The DCC grappling rules and combat rules are both simplifications of 3E/d20 combat, which is to say that a) they largely harken back to the predecessors of 3E and b) I run it off the cuff and often then find I was doing it the right way when I look it up in the rules later. Sometimes I find that I want clarification on something or have an idea I’d like included, suggest that to Joseph, and then find that he’s added it to a later iteration of the rules, which is a wonderful and surprising experience after having been part of a 4E freelancer-playtesting group.
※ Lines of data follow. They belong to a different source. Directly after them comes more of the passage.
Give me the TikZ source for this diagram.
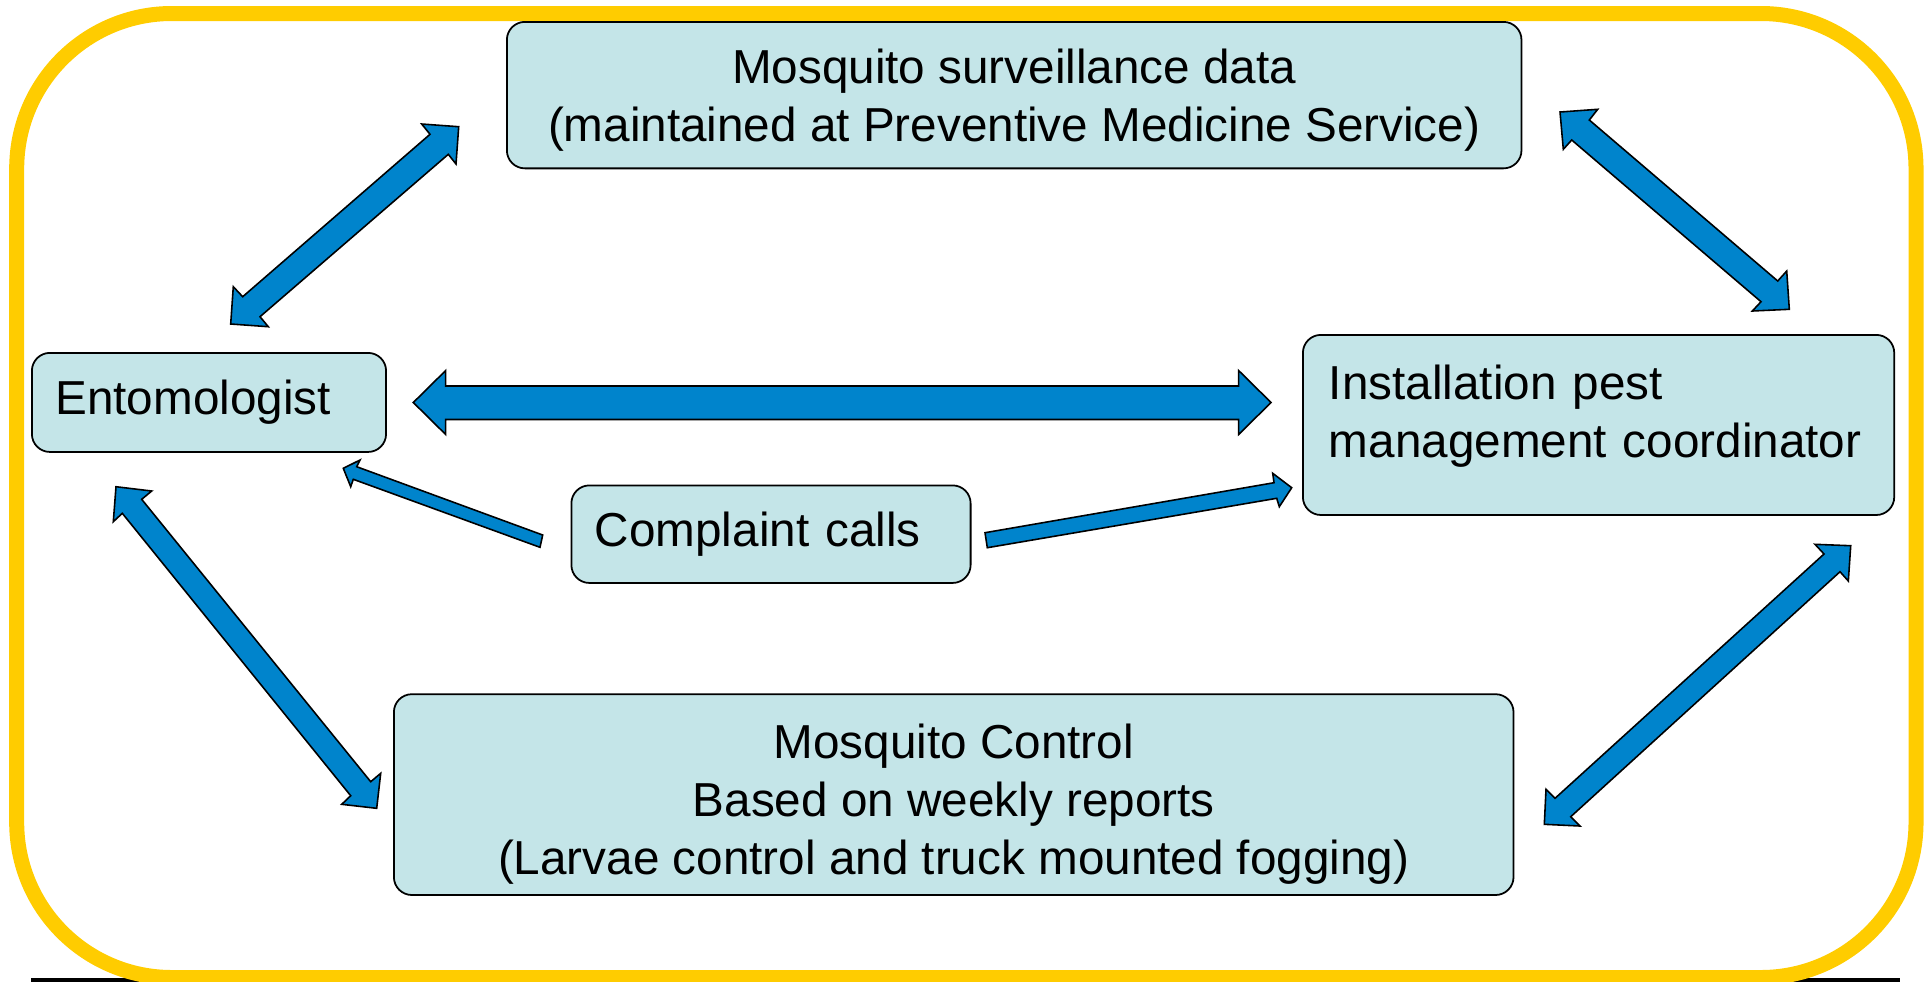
\documentclass[tikz,border=0pt]{standalone}
\usepackage{fontspec}
\setmainfont{Liberation Sans}
\definecolor{boxfill}{RGB}{196,229,232}
\definecolor{arrowblue}{RGB}{0,132,204}
\definecolor{frameyellow}{RGB}{255,204,0}
\tikzset{
  box/.style={draw=black, line width=0.5pt, fill=boxfill, rounded corners=0.18cm,
    anchor=north west, font=\fontsize{13.55pt}{16.5pt}\selectfont},
  leftbox/.style={box, align=left, inner xsep=#1},
  blockarrow/.style={draw=black, line width=0.45pt, fill=arrowblue, line join=miter},
}
\begin{document}
\begin{tikzpicture}[x=0.01cm, y=-0.01cm]
\useasboundingbox (0,0) rectangle (1931,981);
\clip (0,0) rectangle (1931,981);
% bottom black rule and yellow frame
\fill[black] (31,977.7) rectangle (1900,995);
\draw[frameyellow, line width=0.15cm, rounded corners=1.55cm] (16.7,13.5) rectangle (1916,977.5);

% boxes
\node[box, minimum width=10.14cm, minimum height=1.464cm] (data) at (506,21)
  {\raisebox{-0.06cm}[\height][\depth]{\begin{tabular}{@{}c@{}}Mosquito surveillance data\\(maintained at Preventive Medicine Service)\end{tabular}}};
\node[leftbox=0.235cm, text width=3.07cm, minimum height=0.99cm] (ent) at (31,352) {Entomologist};
\node[leftbox=0.26cm, text width=5.39cm, minimum height=1.80cm] (ipm) at (1302,334)
  {\raisebox{0.08cm}[\height][\depth]{\begin{tabular}{@{}l@{}}Installation pest\\management coordinator\end{tabular}}};
\node[leftbox=0.235cm, text width=3.52cm, minimum height=0.975cm] (calls) at (570.5,484.5) {Complaint calls};
\node[box, minimum width=11.19cm, minimum height=2.007cm] (ctrl) at (393,693.3)
  {\raisebox{-0.10cm}[\height][\depth]{\begin{tabular}{@{}c@{}}Mosquito Control\\Based on weekly reports\\(Larvae control and truck mounted fogging)\end{tabular}}};

% block arrows
% Entomologist <-> surveillance data
\draw[blockarrow] (458.7,126.7) -- (421.7,124) -- (430,134.3) -- (242.7,296.7) -- (233.3,286.7)
  -- (230.7,324) -- (268.3,326.7) -- (260,316.7) -- (448.3,154.3) -- (456,164) -- cycle;
% surveillance data <-> coordinator
\draw[blockarrow] (1560,112) -- (1597.7,109.3) -- (1589.3,120) -- (1777.7,281) -- (1786.7,271)
  -- (1789.3,309.3) -- (1752.3,311) -- (1761,301.7) -- (1571.7,140) -- (1563.3,149.3) -- cycle;
% Entomologist <-> coordinator
\draw[blockarrow] (413.3,402.5) -- (445.7,370.5) -- (445.7,386) -- (1238.6,386) -- (1238.6,370.5)
  -- (1271,402.5) -- (1238.6,434.5) -- (1238.6,419.5) -- (445.7,419.5) -- (445.7,434.5) -- cycle;
% Complaint calls -> Entomologist
\draw[blockarrow] (343.3,468.3) -- (360,460) -- (356.7,466.7) -- (542.7,535) -- (540,547.3)
  -- (353.3,479.3) -- (350.7,486.7) -- cycle;
% Complaint calls -> coordinator
\draw[blockarrow] (985,532.7) -- (1274,482.7) -- (1272.7,473.3) -- (1291.7,487.7) -- (1279.3,506.7)
  -- (1276.7,498.3) -- (987.3,547.7) -- cycle;
% Entomologist <-> Mosquito Control
\draw[blockarrow] (116,486.7) -- (151.7,491) -- (141.7,499.3) -- (370.7,781.7) -- (380.7,773.3)
  -- (376.7,808.3) -- (341.7,804.3) -- (350.7,795.7) -- (122.3,513.3) -- (113.3,521.7) -- cycle;
% coordinator <-> Mosquito Control
\draw[blockarrow] (1850.7,545.7) -- (1815,544.3) -- (1824,554) -- (1555,798.3) -- (1546,789.3)
  -- (1544.3,824.3) -- (1580,826) -- (1570.7,816.7) -- (1840,571.7) -- (1848.3,581) -- cycle;
\end{tikzpicture}
\end{document}
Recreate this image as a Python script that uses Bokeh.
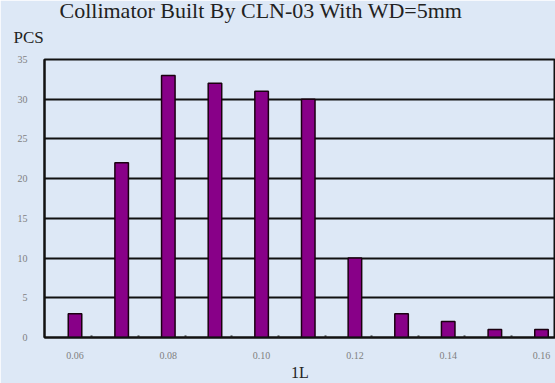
from bokeh.plotting import figure
from bokeh.models import FixedTicker, NumeralTickFormatter, Range1d, ColumnDataSource, Title
from bokeh.embed import file_html
from bokeh.resources import INLINE

# Data
il_values = [0.06, 0.07, 0.08, 0.09, 0.10, 0.11, 0.12, 0.13, 0.14, 0.15, 0.16]
pcs_counts = [3, 22, 33, 32, 31, 30, 10, 3, 2, 1, 1]
x_tick_labels = [0.06, 0.08, 0.10, 0.12, 0.14, 0.16]
y_ticks = [0, 5, 10, 15, 20, 25, 30, 35]
title_text = "Collimator Built By CLN-03 With WD=5mm"
y_title = "PCS"
x_title = "1L"

BG = "#dde8f6"
BAR = "#880088"

x0, x1 = 0.05346, 0.1630
y0, y1 = 0, 35
W, H = 555, 383
left, right, top, bottom = 44, 0, 59, 45

p = figure(width=W, height=H, output_backend="svg", toolbar_location=None,
           x_range=Range1d(x0, x1), y_range=Range1d(y0, y1),
           min_border_left=left, min_border_right=right,
           min_border_top=top, min_border_bottom=bottom)
p.background_fill_color = BG
p.border_fill_color = BG
p.outline_line_color = "#111111"
p.outline_line_width = 2

src = ColumnDataSource(dict(x=il_values, top=pcs_counts))
p.vbar(x="x", top="top", width=0.0029, source=src, fill_color=BAR,
       line_color="#1a0010", line_width=1.5)

p.xgrid.grid_line_color = None
p.ygrid.grid_line_color = "#111111"
p.ygrid.grid_line_width = 2

minor = [v + 0.0036 for v in il_values[:-1]]
p.xaxis.ticker = FixedTicker(ticks=x_tick_labels, minor_ticks=minor)
p.xaxis.formatter = NumeralTickFormatter(format="0.00")
p.xaxis.major_tick_line_color = None
p.xaxis.minor_tick_in = 2
p.xaxis.minor_tick_out = 0
p.xaxis.minor_tick_line_width = 2
p.xaxis.minor_tick_line_color = "#222222"
p.yaxis.ticker = FixedTicker(ticks=y_ticks, minor_ticks=[])
p.yaxis.major_tick_line_color = None
p.yaxis.minor_tick_line_color = None

for ax in (p.xaxis, p.yaxis):
    ax.axis_line_color = "#111111"
    ax.axis_line_width = 2
    ax.major_label_text_font = "Liberation Serif"
    ax.major_label_text_font_size = "10px"
    ax.major_label_text_color = "#808080"
p.xaxis.major_label_standoff = 8
p.yaxis.major_label_standoff = 11

p.xaxis.axis_label = x_title
p.xaxis.axis_label_text_font = "Liberation Serif"
p.xaxis.axis_label_text_font_size = "16px"
p.xaxis.axis_label_text_font_style = "normal"
p.xaxis.axis_label_text_color = "#222222"
p.xaxis.axis_label_standoff = 2

p.title.text = title_text
p.title.text_font = "Liberation Serif"
p.title.text_font_size = "22px"
p.title.text_font_style = "normal"
p.title.text_color = "#222222"
p.title.align = "left"
p.title.offset = 15
p.title.standoff = -20

p.add_layout(Title(text=y_title, text_font="Liberation Serif", text_font_size="17px",
                   text_font_style="normal", text_color="#222222",
                   align="left", offset=-31, standoff=26), "above")

open("out.html", "w").write(file_html(p, INLINE))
Yes, my thinking about grids and following the rules is one part due to getting experience with OD&D (which teaches you to make stuff up to fill in the lacunae and resolve inconsistencies) and Red Box Basic (which shows you a likely and smooth interpretation of how OD&D was supposed to work). The other part is just due to increased system mastery – when I started playing 3E I’d use grids for every combat, and a spreadsheet for every monster or NPC’s stats, in order to be sure I was Doing It Right. Now that I’ve had lots more experience playing D&D in all its variants, I’m both more certain that I know when grids/precise rules will matter and how to eyeball them and less concerned with getting it perfect.
“then find that he’s added it to a later iteration of the rules, which is a wonderful and surprising experience after having been part of a 4E freelancer-playtesting group.”
Meaning that the 4e designers did not incorporate playtester ideas?
“Meaning that the 4e designers did not incorporate playtester ideas?”
(tabard swoosh) Let us speak no more of these matters.
::fails save vs Charm Person:: What matters, my very good friend? And please, let me hold that torch. La la de la la…
Tavis said:
I’d really like to hear more about these mechanics (maybe in another post?). I’ve been chewing on some ideas related to the Grognardia (and Escapist) posts you mention, but they’re more in the vein of the social and symbolic import of dice (and die-rolling). Converse to them is an imagining of game mechanics that elevate the appeal of the exotic dice, and this seems to be what you’re suggesting (though I’m too thick to follow the d20 bits quoted above). More please!